Sunday, December 14, 2008

Nation

Nation by Terry Pratchett
367 pages


I wasn't sure what to expect from this book - it's not a Discworld novel, which is the setting of the other novels by Terry Pratchett that I have enjoyed. And it's marketed as a young adult/teen novel, so I wondered how the writing might differ from his usual wit and subtle social criticism. Since I don't have much reading time these days though, I hoped it would be wonderful though. I was not disappointed.


In this alternative history set in a place similar to the Pacific islands, Mau is an island boy on a week long quest to become a man. While he is away from home, a devasting tsunami destroys everything and everyone. Mau returns to his island, no longer a boy but not yet a man, because it is the Nation. Mau knows that he must protect it and rebuild it; he is the new chief, even if he is the only one left. He discovers the ghost girl, a pale skinned girl who arrived on the wave in a large wooden ship that crashed into the island. Daphne and Mau set about finding a common vocabulary and dealing with the influx of refugees who are coming to the Nation.
Mau's old life is gone, washed away by the wave, along with his family and his faith in the gods. He is left only with doubt and disbelief, and an aristocratic and proper British girl to help him figure out how to restore all the things that are important in their lives.

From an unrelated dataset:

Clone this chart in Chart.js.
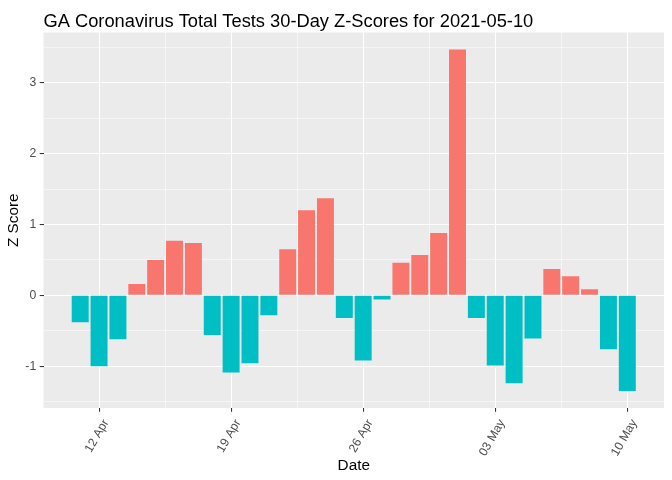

Daphne, who's real name is Ermintrude, firmly believes that her father will come find her eventually. She is frightened of Mau and the island at first, but she tries to fit in with the locals, even taking off most of her fancy layers until she's only wearing three clothing items under her grass skirt. Daphne doesn't believe in the gods either, she believes in science. She investigates the mysteries of the Nation, applying the scientific method to discover how to make the bubbling poison into tasty beer, and using an old medical text from the wrecked ship to bring doctoring to the refugees.

I freely admit that I may just be noticing these things more since I'm doing most of my recreational reading while nursing my baby, but this is the second thing I've read this month that devotes a good chunk of text to the issue of breastfeeding. In this story, a baby arrives on the island as a refugee and his mother cannot feed him. With no other options, Mau has to risk his life to get mother pigs drunk and push aside the piglets to express the milk for the human baby. (At least until another new mother arrives, who can make enough milk for both babies.)

The other place I ran into breastfeeding in fiction was in the audiobook of Wild Designs by Katie Fforde. The main character Althea is a 38 year old mother of three teenagers. Her younger sister gets pregnant unexpectedly at 36 and is horrified to remember and retell a story about Althea breastfeeding in a supermarket. Althea quotes a maxim "a crying baby offends everyone, a nursing baby need offend no one." It's a very nice fictional discussion overall of the issues of breastfeeding in public.